This August, conservative party members will receive their ballots and will have until Sept. 5 to cast their vote, just in time for the new Conservative party leader to be sworn in as the next U.K. Prime Minister when parliament returns from its summer recess.
In the first broadcast head-to-head debate between the two final contenders earlier this week, current Foreign Secretary Liz Truss and former Chancellor Rishi Sunak traded blows over taxes, China, inflation, the legacy of outgoing Prime Minister Johnson and taxes again.
Even before the final two had emerged from the pack, taxes and tax cuts had become the defining issue of this leadership race. In the last week, Truss has doubled down on attacks against Sunak for overseeing a national insurance rate hike during his tenure as chancellor.
Hitting back at Truss’ strikes, during Monday’s (July 25) TV debate, Sunak repeatedly described his opponent’s plans for the economy as “not conservative,” interrupting her at one point to say: “You promised almost £40 billion of unfunded tax cuts. … That is the country’s credit card. It’s our children and grandchildren … who are going to have to pick up the tab for that.”
The pair also clashed on the issue of corporation tax, which next year is set to increase from 19% to 25% for companies making annual profits in excess of £250,000.
Sunak wants to go ahead with the increase while Truss has proposed to cancel it.
But away from the contentious issue of whether to raise, leave or lower taxes, the candidates also diverge on other issues that affect the U.K.’s tech and financial services sector.

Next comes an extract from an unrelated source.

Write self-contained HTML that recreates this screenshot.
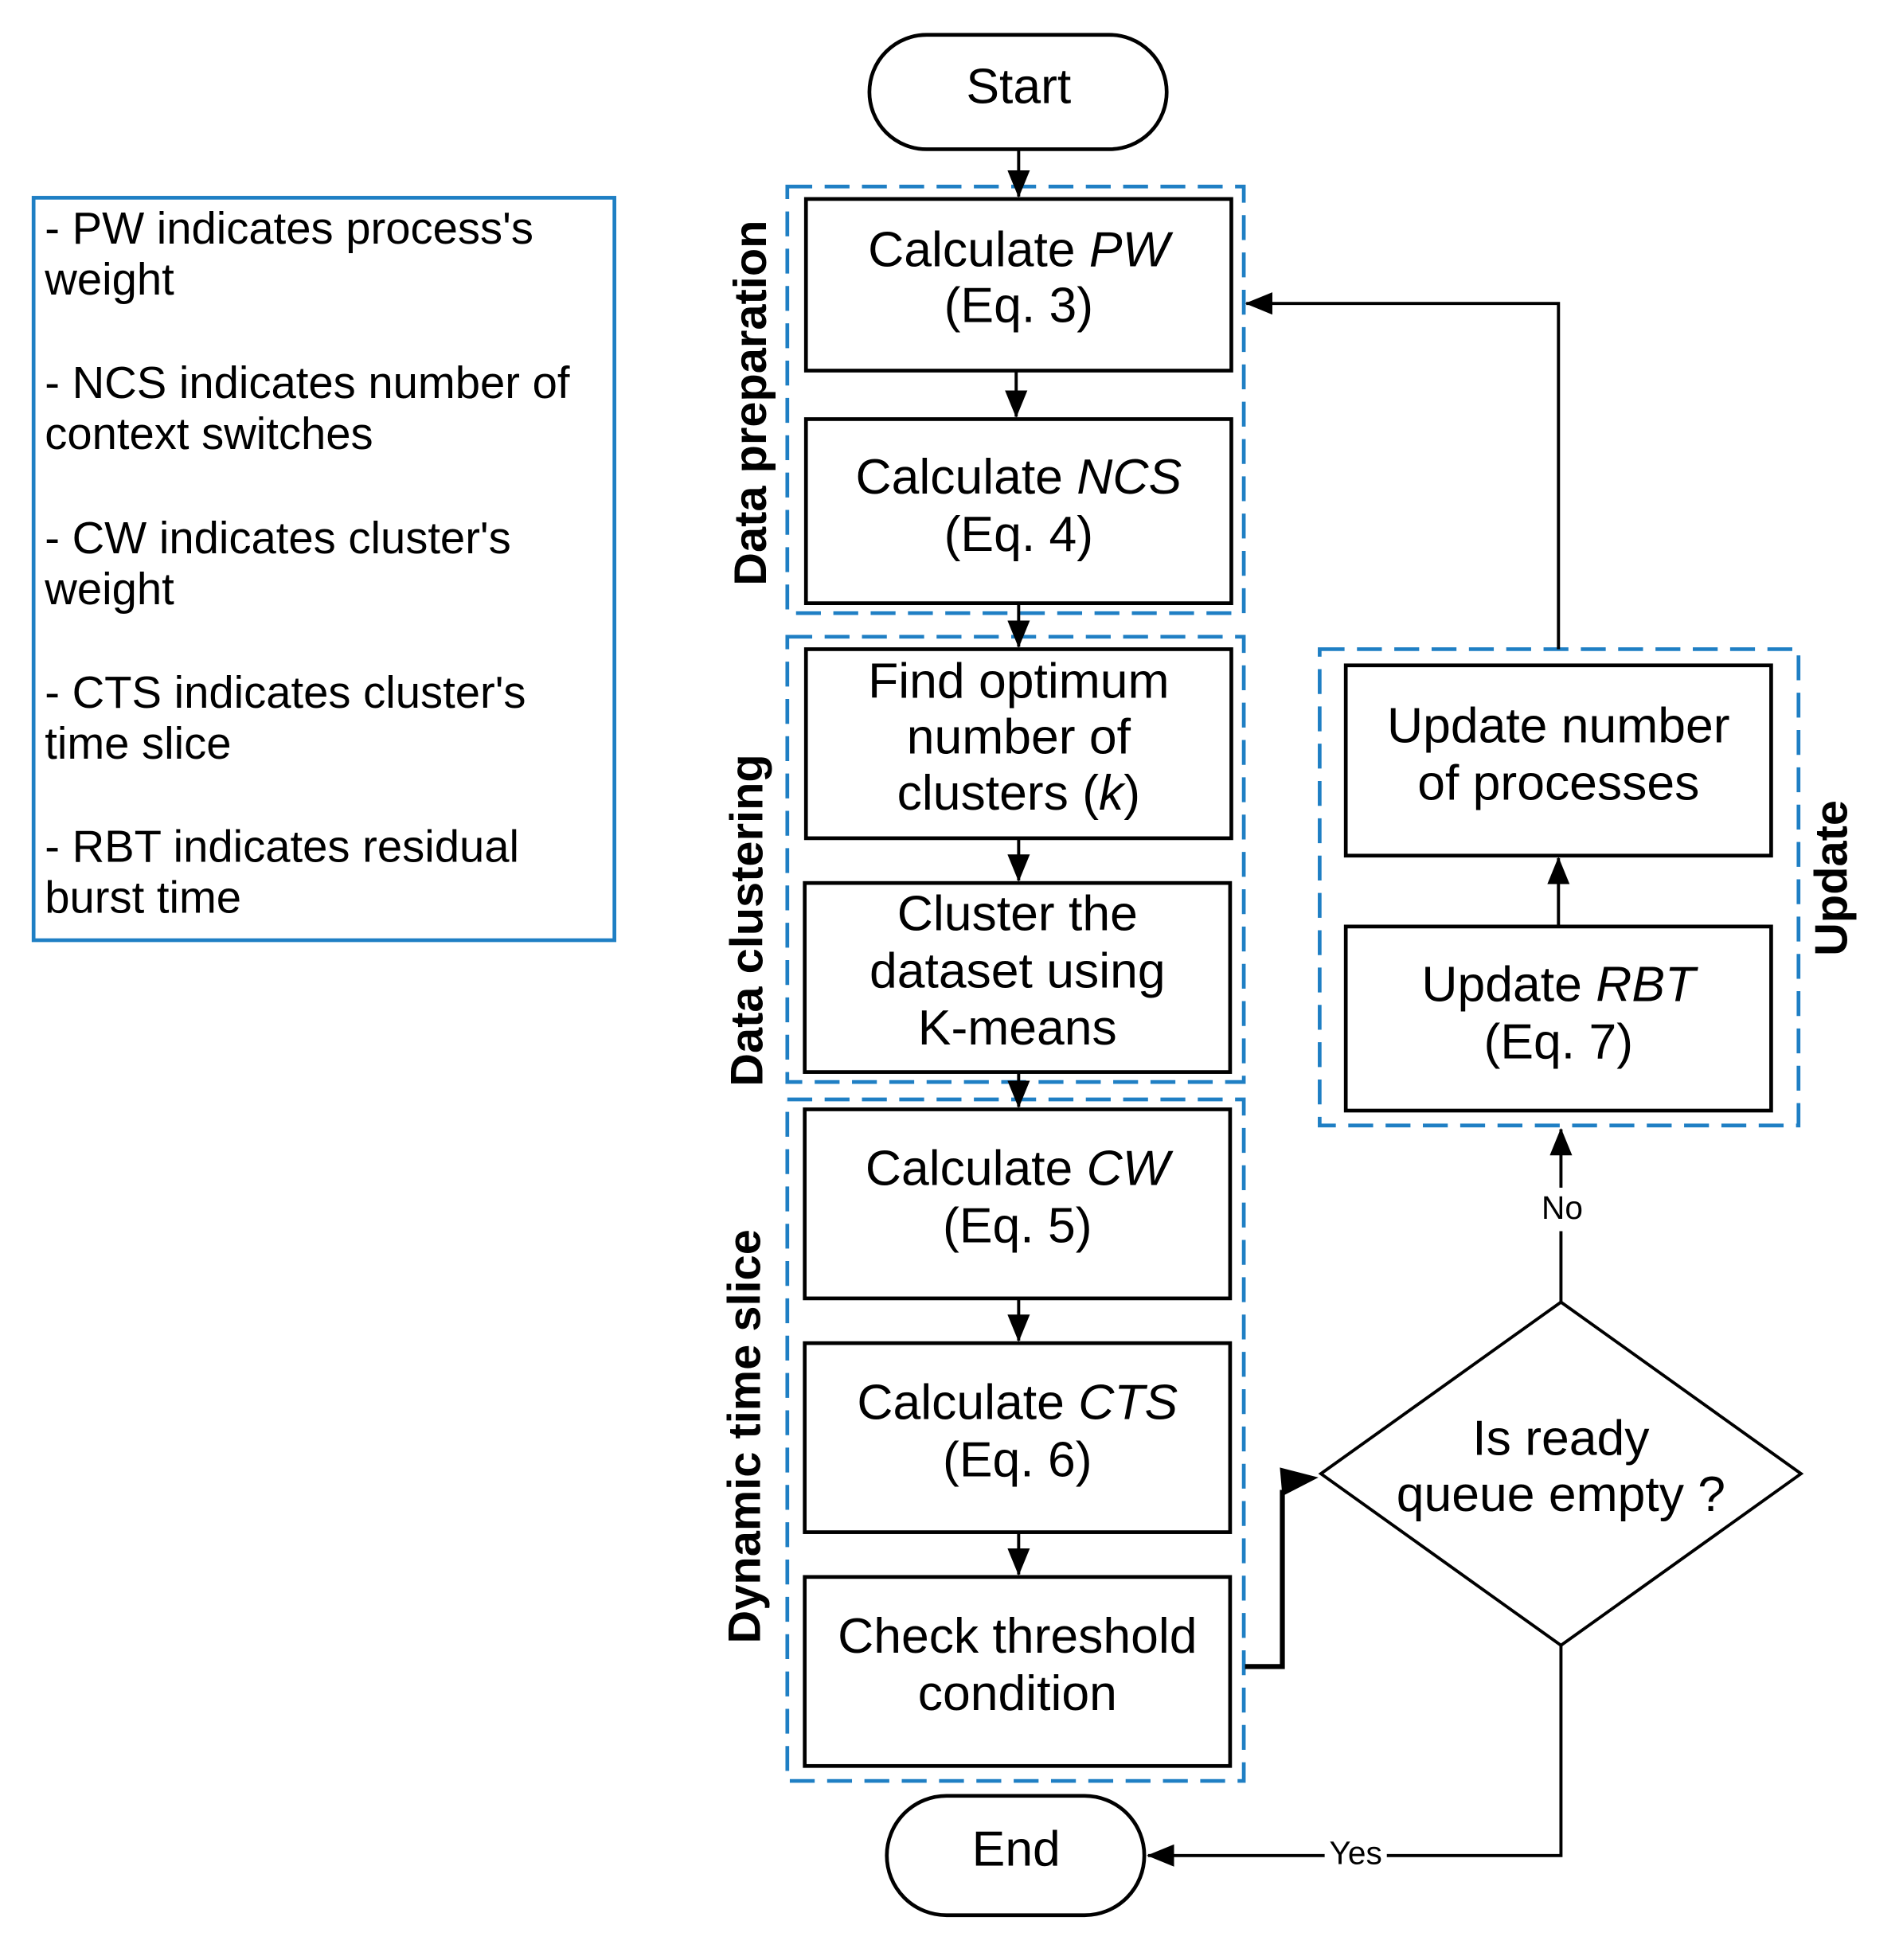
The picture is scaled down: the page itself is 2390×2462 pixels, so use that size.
<!DOCTYPE html>
<html><head><meta charset="utf-8"><style>
html,body{margin:0;padding:0;background:#fff;}
svg{display:block;}
text{font-family:"Liberation Sans",Arial,sans-serif;fill:#000;}
.n{font-size:40px;text-anchor:middle;}
.l{font-size:36px;}
.r{font-size:37px;font-weight:bold;text-anchor:middle;}
.b{fill:#fff;stroke:#000;stroke-width:3;}
.d{fill:none;stroke:#1f7fc4;stroke-width:3;stroke-dasharray:20,10;}
.c{fill:none;stroke:#000;stroke-width:2.5;}
</style></head><body>
<svg width="2390" height="2462" viewBox="0 0 1530 1576" preserveAspectRatio="none" xmlns="http://www.w3.org/2000/svg">
<defs>
<marker id="m" markerWidth="22" markerHeight="18" refX="21" refY="9" orient="auto" markerUnits="userSpaceOnUse"><path d="M0,0 L22,9 L0,18 z" fill="#000"/></marker></defs>

<!-- legend -->
<rect x="27" y="159" width="467" height="597" fill="none" stroke="#1f7fc4" stroke-width="3"/>
<g class="l">
<text x="36" y="196">- PW indicates process's</text>
<text x="36" y="237">weight</text>
<text x="36" y="320">- NCS indicates number of</text>
<text x="36" y="361">context switches</text>
<text x="36" y="445">- CW indicates cluster's</text>
<text x="36" y="486">weight</text>
<text x="36" y="569">- CTS indicates cluster's</text>
<text x="36" y="610">time slice</text>
<text x="36" y="693">- RBT indicates residual</text>
<text x="36" y="734">burst time</text>
</g>

<!-- dashed groups -->
<rect class="d" x="633" y="150" width="367" height="343"/>
<rect class="d" x="633" y="512" width="367" height="358"/>
<rect class="d" x="633" y="884" width="367" height="548"/>
<rect class="d" x="1061" y="522" width="385" height="383"/>

<text class="r" transform="translate(616,324) rotate(-90)">Data preparation</text>
<text class="r" transform="translate(613,740) rotate(-90)">Data clustering</text>
<text class="r" transform="translate(611,1155) rotate(-90)">Dynamic time slice</text>
<text class="r" transform="translate(1485,706) rotate(-90)">Update</text>

<!-- connectors -->
<line class="c" x1="819" y1="120" x2="819" y2="158" marker-end="url(#m)"/>
<line class="c" x1="817" y1="298" x2="817" y2="335" marker-end="url(#m)"/>
<line class="c" x1="819" y1="485" x2="819" y2="520" marker-end="url(#m)"/>
<line class="c" x1="819" y1="674" x2="819" y2="708" marker-end="url(#m)"/>
<line class="c" x1="819" y1="862" x2="819" y2="890" marker-end="url(#m)"/>
<line class="c" x1="819" y1="1044" x2="819" y2="1078" marker-end="url(#m)"/>
<line class="c" x1="819" y1="1232" x2="819" y2="1266" marker-end="url(#m)"/>
<polyline class="c" points="1253,522 1253,244 1002,244" marker-end="url(#m)"/>
<line class="c" x1="1253" y1="745" x2="1253" y2="690" marker-end="url(#m)"/>
<polyline class="c" points="1255,1047 1255,990"/>
<line class="c" x1="1255" y1="955" x2="1255" y2="908" marker-end="url(#m)"/>
<text x="1256" y="980" font-size="26" text-anchor="middle">No</text>
<polyline class="c" points="1255,1323 1255,1492 1115,1492"/>
<line class="c" x1="1065" y1="1492" x2="923" y2="1492" marker-end="url(#m)"/>
<text x="1090" y="1499" font-size="26" text-anchor="middle">Yes</text>
<polyline fill="none" stroke="#000" stroke-width="4" points="1001,1340 1031,1340 1031,1198"/>
<path d="M1029,1180 L1060,1188 L1031,1203 z" fill="#000"/>

<!-- nodes -->
<rect class="b" x="699" y="28" width="239" height="92" rx="46"/>
<text class="n" x="819" y="83" font-size="36">Start</text>
<rect class="b" x="713" y="1444" width="207" height="96" rx="48"/>
<text class="n" x="817" y="1500" font-size="36">End</text>

<rect class="b" x="648" y="160" width="342" height="138"/>
<text class="n" x="819" y="214">Calculate <tspan font-style="italic">PW</tspan></text>
<text class="n" x="819" y="259">(Eq. 3)</text>

<rect class="b" x="648" y="337" width="342" height="148"/>
<text class="n" x="819" y="397">Calculate <tspan font-style="italic">NCS</tspan></text>
<text class="n" x="819" y="443">(Eq. 4)</text>

<rect class="b" x="648" y="522" width="342" height="152"/>
<text class="n" x="819" y="561">Find optimum</text>
<text class="n" x="819" y="606">number of</text>
<text class="n" x="819" y="651">clusters (<tspan font-style="italic">k</tspan>)</text>

<rect class="b" x="647" y="710" width="342" height="152"/>
<text class="n" x="818" y="748">Cluster the</text>
<text class="n" x="818" y="794">dataset using</text>
<text class="n" x="818" y="840">K-means</text>

<rect class="b" x="647" y="892" width="342" height="152"/>
<text class="n" x="818" y="953">Calculate <tspan font-style="italic">CW</tspan></text>
<text class="n" x="818" y="999">(Eq. 5)</text>

<rect class="b" x="647" y="1080" width="342" height="152"/>
<text class="n" x="818" y="1141">Calculate <tspan font-style="italic">CTS</tspan></text>
<text class="n" x="818" y="1187">(Eq. 6)</text>

<rect class="b" x="647" y="1268" width="342" height="152"/>
<text class="n" x="818" y="1329">Check threshold</text>
<text class="n" x="818" y="1375">condition</text>

<rect class="b" x="1082" y="535" width="342" height="153"/>
<text class="n" x="1253" y="597">Update number</text>
<text class="n" x="1253" y="643">of processes</text>

<rect class="b" x="1082" y="745" width="342" height="148"/>
<text class="n" x="1253" y="805">Update <tspan font-style="italic">RBT</tspan></text>
<text class="n" x="1253" y="851">(Eq. 7)</text>

<polygon points="1255,1047 1448,1185 1255,1323 1062,1185" fill="#fff" stroke="#000" stroke-width="2.5"/>
<text class="n" x="1255" y="1170">Is ready</text>
<text class="n" x="1255" y="1215">queue empty ?</text>
</svg>
</body></html>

Rishi Sunak the FinTech Champion
Over the years, Sunak has been a vocal proponent of the U.K.’s FinTech sector. As chancellor, he rolled out several initiatives to stimulate innovation in the space and was in the midst of bringing in a range of measures to support the country’s crypto industry before he stepped down last month.
He even asked the royal mint to commission an NFT as part of his ambition to make the U.K. a “global hub for crypto asset technology.”
However, his interest in finance is not limited to the cryptosphere. Prior to entering politics, he had a career in investment banking and fund management that included a stint at the Indian innovation fund, Catamaran Ventures, owned by his father-in-law and tech tycoon Narayana Murthy.
And if there is a single speech that best sums up Sunak’s political philosophy, it’s his 2022 Mais Lecture at London’s Bayes Business School.
In that presentation, he emphasized that low taxes alone won’t stimulate the economy, adding that any tax regime has to be “globally competitive [so that it] properly incentivizes higher business investment in R&D [research and development],” and that economic growth requires a technically skilled workforce.
Trussonomics: Free Trade for the Digital Economy
Truss’ approach to technology and financial services is characterized by an emphasis on global trade. Last year she tweeted that the U.K. is “a global FinTech hub and epicentre of financial innovation. We will work with [the FinTech] sector to seize trade opportunities and open up markets around the world.”
In a 2020 speech at TheCityUK National Conference, she called the U.K. a leader in services and technology, citing industries like gaming and FinTech as key examples of British innovation.
She added that “we can work with like-minded partners, other countries that believe in free enterprise, democracy and the global rules-based system, to actually promote those new areas like digital and data trade.”
The kind of agreements Truss alluded to in her 2020 speech have since taken shape in the form of the recently finalized U.K.-Singapore Digital Economy Agreement, which will see businesses in both countries benefit from open digital markets.
Features of the newly inked deal include the guaranteed tariff-free flow of digital content and trusted data, agreements to align on data protection and intellectual property rights, and mechanisms to facilitate cheaper trade through the adoption of digital solutions.
In post-Brexit Britain, free trade deals like the one with Singapore have been touted by the outgoing government as one of the biggest advantages of breaking ties with Brussels. And with an economy that is heavily invested in digital services, any deal that makes it easier to sell those services abroad will be welcomed by the country.